La historia de Paz, recogida en sus memorias, es la historia de un país, el cuento de sus recuerdos, que como toda remembranza tiene un componente subjetivo personal.
Dejó el estudio de filosofía, teología y jurisprudencia para defender la patria naciente con lar armas.
Participó de las campañas del ejército del Norte. En Venta y Media (1815) una bala le inutilizó el uso del brazo derecho ganándole el apodo de “el Manco”. Esta invalidez no fue impedimento para continuar su carrera militar supliendo su discapacidad con inteligencia. Sus méritos durante la guerra con el Brasil le ganaron las estrellas de general por su desempeño en la batalla de Ituzaingó (1827), aunque haya desobedecido las órdenes de Carlos María de Alvear.
Con 1000 hombres se impuso a Juan Bautista Bustos en Córdoba dando inicio a la campaña unitaria que tuvo a maltraer a Facundo Quiroga, consternado por las “figuras de contradanza” del Manco, quien planeaba sus batallas como un partido de ajedrez. Fue la figura dominante del interior hasta que una inesperada voleada cortó su carrera ascendente. Nunca sabremos por qué no fue muerto durante su cautiverio, probablemente porque su figura le servía a Estanislao López para intimidar a Facundo, con quién mantenía una larga enemistad.
A la muere de Quiroga, al general Paz le fue dada la villa de Luján como prisión. Allí vivió con su madre y su esposa, Margarita Weild, quien, además, era su sobrina. En Luján nació su primera hija, atendido el parto por el Dr. Francisco Muñiz y allí empezó a escribir sus memorias. Finalmente escapó de su cautiverio y se unió a la causa unitaria liderando los ejércitos de Corrientes, provincia que siempre se resistió al poder de Rosas.
Las diferencias con las autoridades correntinas lo llevaron, una vez más, a Montevideo, sitiada por las fuerzas de Manuel Oribe. ¿Quién mejor que Paz para organizar la defensa de la Troya del Plata? Sin embargo, las idas y vueltas de la compleja situación política lo empujaron a Corrientes donde continuó su incandable lucha contra el rosismo.
La suerte le fue adversa y derrotado debió huir al Paraguay primero y a Río de Janeiro después donde vivió en la pobreza trabajando en distintos oficios para mantener a su familia. De sus ocho hijos, seis habían muerto y al llegar el noveno también falleció su querida esposa.
Aun con fuerzas para luchar, volvió a Buenos Aires cuando el rosismo había caído y el nuevo país necesitaba sus servicios. Una vez más le tocó organizar la defensa de Buenos Aires durante el sitio del general Hilario Lagos. Una vez más defendía a la Troya de la otra orilla del Plata.

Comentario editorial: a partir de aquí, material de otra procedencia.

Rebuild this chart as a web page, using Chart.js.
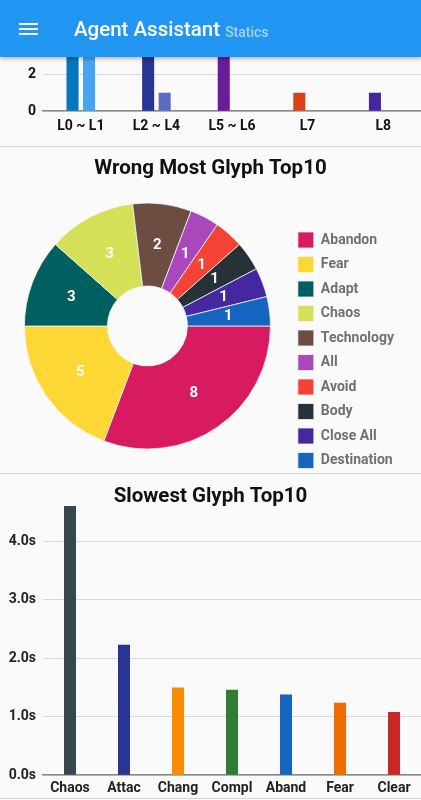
<!DOCTYPE html>
<html><head><meta charset="utf-8">
<script src="https://cdn.jsdelivr.net/npm/chart.js@4.4.1/dist/chart.umd.min.js"></script>
<style>
html,body{margin:0;padding:0;background:#fafafa;width:421px;height:800px;overflow:hidden;font-family:Roboto,sans-serif;}
.appbar{position:absolute;left:0;top:0;width:421px;height:57px;background:#2196F3;box-shadow:0 2px 4px rgba(0,0,0,0.28);z-index:10;}
.hb{position:absolute;left:19px;width:19px;height:2px;background:#fff;}
.title{position:absolute;left:74px;top:19px;line-height:20px;white-space:nowrap;color:#fff;}
.t1{font-size:20.5px;font-weight:500;}
.t2{font-size:14px;font-weight:500;color:#a6d2f8;margin-left:5px;position:relative;top:1px;}
.sep{position:absolute;left:0;width:421px;height:1px;background:#d4d4d4;z-index:5;}
.cw{position:absolute;left:0;width:421px;}
</style></head><body>
<div class="appbar">
  <div class="hb" style="top:23px"></div>
  <div class="hb" style="top:28px"></div>
  <div class="hb" style="top:33px"></div>
  <div class="title"><span class="t1">Agent Assistant</span><span class="t2">Statics</span></div>
</div>
<div class="cw" style="top:0;height:146px"><canvas id="c1"></canvas></div>
<div class="sep" style="top:146px"></div>
<div class="cw" style="top:147px;height:331px"><canvas id="c2"></canvas></div>
<div class="sep" style="top:473px"></div>
<div class="cw" style="top:474px;height:326px"><canvas id="c3"></canvas></div>
<div class="sep" style="top:798px"></div>
<script>
// ---- data ----
const levelLabels = ['L0 ~ L1', 'L2 ~ L4', 'L5 ~ L6', 'L7', 'L8'];
const levelSeriesA = [4, 3, 3, 1, 1];
const levelSeriesB = [3, 1, 0, 0, 0];
const levelColorsA = ['#0277BD', '#283593', '#6A1B9A', '#D84315', '#4527A0'];
const levelColorsB = ['#45A5F2', '#5C6BC0', '#8E24AA', '#FF7043', '#7E57C2'];

const glyphLabels = ['Abandon', 'Fear', 'Adapt', 'Chaos', 'Technology', 'All', 'Avoid', 'Body', 'Close All', 'Destination'];
const glyphWrongCounts = [8, 5, 3, 3, 2, 1, 1, 1, 1, 1];
const glyphColors = ['#D81B60', '#FDD835', '#005F5F', '#D4E157', '#6D4C41', '#AB47BC', '#F44336', '#263238', '#4527A0', '#1565C0'];

const slowLabels = ['Chaos', 'Attac', 'Chang', 'Compl', 'Aband', 'Fear', 'Clear'];
const slowSeconds = [4.60, 2.23, 1.50, 1.46, 1.38, 1.24, 1.08];
const slowColors = ['#37474F', '#283593', '#FB8C00', '#2E7D32', '#1565C0', '#EF6C00', '#C62828'];

// ---- setup ----
Chart.defaults.font.family = 'Roboto';
Chart.defaults.animation = false;
Chart.defaults.plugins.tooltip.enabled = false;

const tickFont = {size: 14, weight: 'bold'};
const gridColor = '#d8d8d8';
const axisColor = '#8a8a8a';

const sliceLabels = {
  id: 'sliceLabels',
  afterDatasetsDraw(chart) {
    const ctx = chart.ctx;
    const meta = chart.getDatasetMeta(0);
    const data = chart.data.datasets[0].data;
    ctx.save();
    ctx.fillStyle = '#ffffff';
    ctx.font = 'bold 15px Roboto';
    ctx.textAlign = 'center';
    ctx.textBaseline = 'middle';
    meta.data.forEach((arc, i) => {
      const p = arc.tooltipPosition();
      ctx.fillText(String(data[i]), p.x, p.y);
    });
    ctx.restore();
  }
};

// centre the title over the whole canvas width
const fullWidthTitle = {
  id: 'fullWidthTitle',
  afterLayout(chart) {
    const t = chart.titleBlock;
    if (t) { t.left = 0; t.right = chart.width; t.width = chart.width; }
  }
};

// top bar chart (scrolled, partly hidden under the app bar)
new Chart(document.getElementById('c1'), {
  type: 'bar',
  data: {
    labels: levelLabels,
    datasets: [
      {data: levelSeriesA, backgroundColor: levelColorsA, categoryPercentage: 0.437, barPercentage: 0.73},
      {data: levelSeriesB, backgroundColor: levelColorsB, categoryPercentage: 0.437, barPercentage: 0.73}
    ]
  },
  options: {
    responsive: true, maintainAspectRatio: false,
    layout: {padding: {top: 37, bottom: 4, left: 0, right: 0}},
    plugins: {legend: {display: false}},
    scales: {
      x: {grid: {display: false, drawTicks: false}, border: {color: axisColor, width: 1.5},
          ticks: {font: tickFont, color: '#111', padding: 7}},
      y: {beginAtZero: true, afterFit: s => { s.width = 43; },
          grid: {color: gridColor, drawTicks: false}, border: {display: false},
          ticks: {stepSize: 1, font: tickFont, color: '#111', padding: 7}}
    }
  }
});

// doughnut
new Chart(document.getElementById('c2'), {
  type: 'doughnut',
  data: {
    labels: glyphLabels,
    datasets: [{data: glyphWrongCounts, backgroundColor: glyphColors, borderColor: '#f4f4f4', borderWidth: 0.8,
                radius: 123, cutout: '32.5%'}]
  },
  options: {
    responsive: true, maintainAspectRatio: false,
    rotation: 90,
    layout: {padding: {top: 0, bottom: 1, left: 5.5, right: 17}},
    plugins: {
      title: {display: true, text: 'Wrong Most Glyph Top10', color: '#111',
              font: {size: 20.5, weight: 'bold', lineHeight: 1}, padding: {top: 12, bottom: -4.5}},
      legend: {position: 'right', align: 'end',
               labels: {boxWidth: 16, boxHeight: 16, padding: 8.5, color: '#707070',
                        font: {size: 14, weight: 'bold'}}}
    }
  },
  plugins: [sliceLabels, fullWidthTitle]
});

// bottom bar chart
new Chart(document.getElementById('c3'), {
  type: 'bar',
  data: {
    labels: slowLabels,
    datasets: [{data: slowSeconds, backgroundColor: slowColors, categoryPercentage: 0.247, barPercentage: 0.9}]
  },
  options: {
    responsive: true, maintainAspectRatio: false,
    layout: {padding: {top: 0, bottom: -2, left: 0, right: 0}},
    plugins: {
      legend: {display: false},
      title: {display: true, text: 'Slowest Glyph Top10', color: '#111',
              font: {size: 20.5, weight: 'bold', lineHeight: 1}, padding: {top: 13, bottom: -1.5}}
    },
    scales: {
      x: {grid: {display: false, drawTicks: false}, border: {color: axisColor, width: 1.5},
          ticks: {font: tickFont, color: '#222', padding: 5}},
      y: {min: 0, max: Math.max(...slowSeconds), afterFit: s => { s.width = 43; },
          afterBuildTicks: s => { s.ticks = s.ticks.filter(t => Number.isInteger(t.value)); },
          grid: {color: gridColor, drawTicks: false}, border: {display: false},
          ticks: {stepSize: 1, font: tickFont, color: '#222', padding: 7,
                  callback: v => v.toFixed(1) + 's'}}
    }
  }
});
</script>
</body></html>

Cuando la defensa de la ciudad sitiada triunfó gracias al ardid del comodoro John Halstead Coe, quien traicionó a la Confederación vendiendo su flota a la poderosa Buenos Aires. El comodoro Coe se despidió de las autoridades porteñas que lo saludaron cuando éste abordó la nave con la fortuna obtenida por esta fabulosa coima (algunos estudiosos sostienen que “coima” proviene de Coe) que lo llevaba lejos de estas playas, donde Justo José de Urquiza estaba dispuesto a poner una soga al cuello por su deslealtad. Cuando el comodoro se presentó a estrechar la mano del general Paz, éste le espetó: “Yo no saludo a los traidores”.
Paz viajó a Montevideo como delegado del gobierno porteño a despedir los restos de Fructuoso Rivera, con quien no siempre había tenido coincidencias en el pasado más que en su pertinaz oposición al rosismo. Volvió con la salud quebrada, los trastornos vasculares que culminarían en una hemimelia ya estaban mostrando sus efectos. Su última presentación en público fue para recibir los restos de su antiguo comandante Carlos María de Alvear, quien en algún momento lo había amenazada con una corte marcial por no obedecer sus órdenes.

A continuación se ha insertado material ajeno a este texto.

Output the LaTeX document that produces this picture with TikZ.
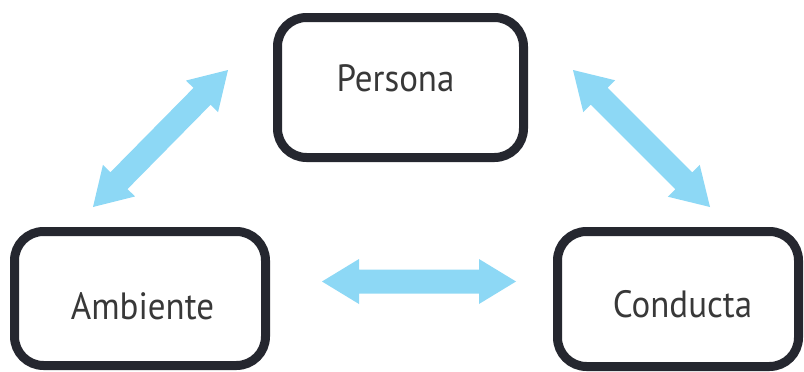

Un accidente cerebro vascular puso fin a sus días el 22 de octubre de 1854. Bartolomé Mitre, su leal subalterno, despidió al general Paz en el Cementerio de la Recoleta, donde fue enterrado hasta el traslado de sus restos y los de su esposa a su Córdoba natal.
“El no pidió a su patria sino un lugar entre los combatientes de la buena causa -dijo Mitre-, él no pidió a las armas sino a la fuerza para hacer triunfar los principios de su credo político; él no pidió al corazón de los demás sino la firmeza para preservar en la religión austera del saber”.

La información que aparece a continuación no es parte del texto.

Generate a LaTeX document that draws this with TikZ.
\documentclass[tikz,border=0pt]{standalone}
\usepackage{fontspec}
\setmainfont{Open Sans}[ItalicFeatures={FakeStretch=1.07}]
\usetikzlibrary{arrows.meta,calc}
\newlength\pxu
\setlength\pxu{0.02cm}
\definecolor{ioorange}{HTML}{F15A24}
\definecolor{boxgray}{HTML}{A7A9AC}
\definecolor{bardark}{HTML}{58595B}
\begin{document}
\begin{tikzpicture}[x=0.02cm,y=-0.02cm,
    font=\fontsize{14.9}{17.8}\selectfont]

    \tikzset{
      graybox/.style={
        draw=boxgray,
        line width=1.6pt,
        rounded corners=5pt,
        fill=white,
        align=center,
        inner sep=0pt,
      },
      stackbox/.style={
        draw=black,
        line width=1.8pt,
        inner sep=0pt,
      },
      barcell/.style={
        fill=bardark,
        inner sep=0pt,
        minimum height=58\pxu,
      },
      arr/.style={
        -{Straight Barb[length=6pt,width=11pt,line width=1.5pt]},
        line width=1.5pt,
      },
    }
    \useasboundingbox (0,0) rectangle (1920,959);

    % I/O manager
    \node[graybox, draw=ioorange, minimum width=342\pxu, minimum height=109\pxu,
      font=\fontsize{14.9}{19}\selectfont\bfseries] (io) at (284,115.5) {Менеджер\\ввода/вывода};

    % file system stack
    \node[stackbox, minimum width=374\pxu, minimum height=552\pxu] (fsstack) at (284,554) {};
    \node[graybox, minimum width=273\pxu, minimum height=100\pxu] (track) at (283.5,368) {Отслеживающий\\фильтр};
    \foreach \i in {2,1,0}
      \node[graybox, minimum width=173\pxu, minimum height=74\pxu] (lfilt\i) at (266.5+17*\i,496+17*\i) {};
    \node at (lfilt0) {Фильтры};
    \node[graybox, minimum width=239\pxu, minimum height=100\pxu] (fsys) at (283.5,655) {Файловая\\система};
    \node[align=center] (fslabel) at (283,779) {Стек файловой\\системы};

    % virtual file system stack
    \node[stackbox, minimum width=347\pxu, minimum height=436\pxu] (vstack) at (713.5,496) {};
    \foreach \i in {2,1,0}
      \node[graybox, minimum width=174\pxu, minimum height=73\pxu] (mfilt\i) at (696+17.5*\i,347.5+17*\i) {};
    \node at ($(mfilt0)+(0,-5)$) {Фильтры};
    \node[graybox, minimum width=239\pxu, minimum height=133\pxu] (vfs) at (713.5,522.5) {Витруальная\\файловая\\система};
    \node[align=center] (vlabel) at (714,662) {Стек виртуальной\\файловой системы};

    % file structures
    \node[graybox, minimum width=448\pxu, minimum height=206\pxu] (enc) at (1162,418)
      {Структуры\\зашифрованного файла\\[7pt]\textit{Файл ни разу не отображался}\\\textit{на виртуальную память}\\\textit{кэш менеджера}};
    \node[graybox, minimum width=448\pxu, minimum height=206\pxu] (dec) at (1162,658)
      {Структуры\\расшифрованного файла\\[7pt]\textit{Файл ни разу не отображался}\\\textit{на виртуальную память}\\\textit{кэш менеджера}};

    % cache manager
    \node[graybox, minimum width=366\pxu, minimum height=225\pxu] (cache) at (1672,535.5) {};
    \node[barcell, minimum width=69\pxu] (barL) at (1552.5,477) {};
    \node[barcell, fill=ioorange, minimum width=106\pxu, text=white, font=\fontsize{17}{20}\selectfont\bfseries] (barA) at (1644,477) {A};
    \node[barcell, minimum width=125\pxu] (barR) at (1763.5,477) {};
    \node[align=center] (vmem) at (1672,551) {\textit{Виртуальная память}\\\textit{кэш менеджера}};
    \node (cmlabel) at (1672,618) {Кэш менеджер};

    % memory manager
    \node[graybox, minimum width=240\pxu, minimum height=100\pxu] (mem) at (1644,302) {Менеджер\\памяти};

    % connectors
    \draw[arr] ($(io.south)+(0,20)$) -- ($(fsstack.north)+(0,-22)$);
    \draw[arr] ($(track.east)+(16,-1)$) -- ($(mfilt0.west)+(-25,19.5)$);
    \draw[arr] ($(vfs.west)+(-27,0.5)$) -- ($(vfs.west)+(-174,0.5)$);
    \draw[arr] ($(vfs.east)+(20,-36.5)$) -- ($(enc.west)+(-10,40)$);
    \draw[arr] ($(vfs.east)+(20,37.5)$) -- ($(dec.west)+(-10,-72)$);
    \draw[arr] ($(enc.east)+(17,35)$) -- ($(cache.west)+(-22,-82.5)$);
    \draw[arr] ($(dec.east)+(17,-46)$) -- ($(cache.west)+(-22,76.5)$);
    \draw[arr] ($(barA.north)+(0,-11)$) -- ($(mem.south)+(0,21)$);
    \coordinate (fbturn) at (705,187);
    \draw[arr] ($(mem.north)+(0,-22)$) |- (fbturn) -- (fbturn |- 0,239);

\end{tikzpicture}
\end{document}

Nos queda el certero recuerdo de su coraje e inteligencia, de su integridad y su capacidad para sobrellevar la adversidad con hidalguía. Solo nos resta la incertidumbre contrafáctica. ¿Qué hubiese sido de Argentina si su caballo no hubiese caído boleado por un soldado de las fuerzas de Estanislao López? Nunca sabremos la respuesta.